2001: In the first of six meetings between the two schools in which one of the teams is ranked, future NFL number one draft pick David Carr committed two costly turnovers, leading to 14 Warrior points. Fresno State blew a 27–16 fourth quarter lead, which began with Hawaii quarterback and future head coach Nick Rolovich throwing a 22-yard touchdown pass to Channon Harris with an ensuing two-point conversion by Thero Mitchell. Carr then fumbled a snap on the Hawaii 3-yard line, which led to an 8-play, 96-yard drive in which Hawaii took the lead on Ashley Lelie's second touchdown of the night. Carr then sealed the #18 Bulldogs' fate with a fumble caused by Nate Jackson, leading to the winning Lelie score with thirteen seconds left in a 38–34 upset. Fresno State went on to finish in third place, while Hawaii finished runner-up in the WAC.
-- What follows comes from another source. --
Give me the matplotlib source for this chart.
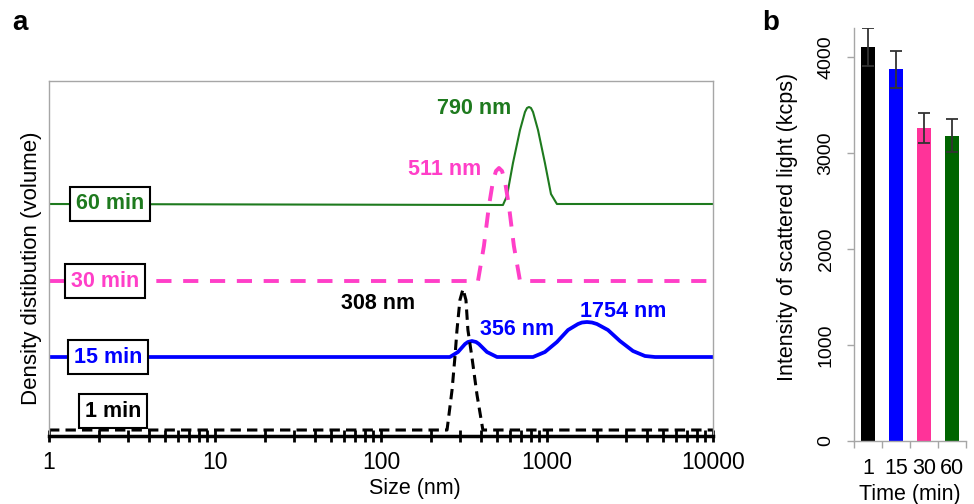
import matplotlib
matplotlib.use('Agg')
import matplotlib.pyplot as plt
from matplotlib.ticker import FixedLocator, NullFormatter, LogLocator

plt.rcParams['font.family'] = ['Liberation Sans', 'DejaVu Sans']

# ---- panel a: size distributions (arbitrary units) ----
size_1min = [1, 250, 268, 279, 287, 299, 312, 325, 334, 353, 379, 411, 10000]
dens_1min = [0, 0, 40, 73, 100, 130, 141, 130, 100, 73, 35, 0, 0]

size_15min = [1, 260, 291, 321, 334, 353, 374, 389, 435, 500,
              824, 972, 1148, 1339, 1538, 1625, 1741, 1867, 2000, 2330, 2752, 3297, 3894, 4477, 10000]
dens_15min = [0, 0, 5, 13, 15, 16, 15, 13, 5, 0,
              0, 5, 15, 27, 33, 34.5, 35, 34.5, 33, 27, 16, 6, 1, 0, 0]

size_30min = [1, 384, 417, 447, 473, 493, 514, 536, 558, 590, 632, 688, 10000]
dens_30min = [0, 0, 35, 75, 100, 110, 113, 110, 100, 75, 35, 0, 0]

size_60min = [1, 543, 574, 624, 688, 737, 758, 779, 801, 824, 883, 972, 1057, 1148, 10000]
dens_60min = [0, -1, 8, 41, 74, 92, 96, 97, 96, 92, 74, 41, 10, 0, 0]

offsets = [6, 79, 155, 232]   # vertical stacking of the curves
time_labels = ['1 min', '15 min', '30 min', '60 min']

# ---- panel b: scattered light intensity ----
times = ['1', '15', '30', '60']
intensity = [4100, 3870, 3260, 3180]
intensity_err = [200, 190, 160, 170]

c_black = 'black'
c_blue = '#0000FF'
c_pink = '#FF3FC8'
c_green = '#1E7A1E'
bar_colors = ['black', '#0000FF', '#FF3399', '#006400']

fig = plt.figure(figsize=(9.74, 5.04), dpi=100)

# ===================== panel a =====================
ax = fig.add_axes([0.0503, 0.1349, 0.6817, 0.7044])
ax.set_xscale('log')
ax.set_xlim(1, 10000)
ax.set_ylim(0, 355)

ax.plot(size_60min, [v + offsets[3] for v in dens_60min], color=c_green, lw=1.5)
ax.plot(size_30min, [v + offsets[2] for v in dens_30min], color=c_pink, lw=2.8,
        linestyle=(0, (3.9, 3.0)))
ax.plot(size_15min, [v + offsets[1] for v in dens_15min], color=c_blue, lw=2.7)
ax.plot(size_1min, [v + offsets[0] for v in dens_1min], color=c_black, lw=2.2,
        linestyle=(0, (3.4, 2.0)))

box = dict(boxstyle='square,pad=0.28', facecolor='white', edgecolor='black', lw=1.5)
lab_kw = dict(fontsize=15.5, fontweight='bold', ha='center', va='center', bbox=box)
ax.text(2.33, offsets[3], time_labels[3], color=c_green, **lab_kw)
ax.text(2.17, offsets[2], time_labels[2], color=c_pink, **lab_kw)
ax.text(2.27, offsets[1], time_labels[1], color=c_blue, **lab_kw)
ax.text(2.43, 25, time_labels[0], color=c_black, **lab_kw)

pk_kw = dict(fontsize=15.5, fontweight='bold', ha='center', va='center')
ax.text(363, 327, '790 nm', color=c_green, **pk_kw)
ax.text(243, 266, '511 nm', color=c_pink, **pk_kw)
ax.text(96, 133, '308 nm', color=c_black, **pk_kw)
ax.text(660, 107, '356 nm', color=c_blue, **pk_kw)
ax.text(2871, 125, '1754 nm', color=c_blue, **pk_kw)

for s in ['left', 'top', 'right']:
    ax.spines[s].set_color('#a6a6a6')
    ax.spines[s].set_linewidth(1.0)
ax.spines['bottom'].set_color('black')
ax.spines['bottom'].set_linewidth(2.5)

ax.xaxis.set_major_locator(FixedLocator([1, 10, 100, 1000, 10000]))
ax.set_xticklabels(['1', '10', '100', '1000', '10000'])
ax.xaxis.set_minor_locator(LogLocator(base=10, subs=range(2, 10)))
ax.xaxis.set_minor_formatter(NullFormatter())
ax.tick_params(axis='x', which='both', direction='inout', length=8, width=2,
               color='black', labelsize=16.5, pad=7)
ax.set_yticks([])
ax.set_xlabel('Size (nm)', fontsize=15.5)
ax.xaxis.set_label_coords(0.551, -0.118)
ax.set_ylabel('Density distibution (volume)', fontsize=16)
ax.yaxis.set_label_coords(-0.011, 0.473)

fig.text(0.013, 0.955, 'a', fontsize=20, fontweight='bold', va='center')

# ===================== panel b =====================
bx = fig.add_axes([0.8768, 0.125, 0.115, 0.8194])
pos = list(range(len(times)))
bx.bar(pos, intensity, width=0.5, color=bar_colors, yerr=intensity_err,
       error_kw=dict(ecolor='#333333', elinewidth=1.3, capsize=4, capthick=1.3))
bx.set_xlim(-0.5, 3.5)
bx.set_ylim(0, 4300)
for s in ['top', 'right']:
    bx.spines[s].set_visible(False)
for s in ['left', 'bottom']:
    bx.spines[s].set_color('#a6a6a6')
    bx.spines[s].set_linewidth(1.0)

bx.set_xticks(pos)
bx.set_xticklabels(times)
bx.set_xticks([p - 0.5 for p in pos] + [3.5], minor=True)
bx.tick_params(axis='x', which='major', length=0, labelsize=15.5, pad=12)
bx.tick_params(axis='x', which='minor', direction='out', length=5, width=1, color='#a6a6a6')
bx.set_yticks([0, 1000, 2000, 3000, 4000])
bx.tick_params(axis='y', direction='out', length=5, width=1, color='#a6a6a6',
               labelsize=14, pad=9)
for lab in bx.get_yticklabels():
    lab.set_rotation(90)
    lab.set_va('center')
bx.set_xlabel('Time (min)', fontsize=15.5, labelpad=4)
bx.set_ylabel('Intensity of scattered light (kcps)', fontsize=15.5)
bx.yaxis.set_label_coords(-0.50, 0.518)

fig.text(0.783, 0.955, 'b', fontsize=20, fontweight='bold', va='center')

fig.savefig('out.png', dpi=100)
2008: Hawaii opened the season 1–3 in the post-Colt Brennan era and then traveled to Fresno, ranked #22 at the time, as the clear underdog. Hawaii blew a 26–9 lead and then eventually were tied 29–29 in the fourth quarter. But the Warriors blocked a late field goal, forcing the second overtime game in the series. Fresno State kicker Kevin Goessling missed a 40-yard field goal on the opening possession, but got a second chance thanks to a running into the kicker penalty. Goessling then missed the ensuing kick and Hawaii kicker Dan Kelly made his attempt upsetting Fresno State 32–29. It was the second time Hawaii upset a ranked Fresno State, and the first ever win versus a ranked opponent on the road.

2021: In an eerily similar storyline to the 2001 game, Fresno State blew a 24–10 lead after Jake Haener committed two turnovers in the final three possessions, leading to 17 unanswered Hawaii points. It also featured freshman quarterback Brayden Schager throwing two touchdown passes, one to tight end Caeleb Phillips, the other to Calvin Turner, to tie the game with 7:05 remaining. Haener was then strip-sacked by Khoury Bethley, leading to the eventual game-winning field goal by Matthew Shipley. Georgia transfer Hugh Nelson then sealed the Bulldogs' fate with an interception inside the five-yard line, propelling Hawaii to a 27–24 upset, marking the third time the Rainbow Warriors had beaten a ranked Fresno State team.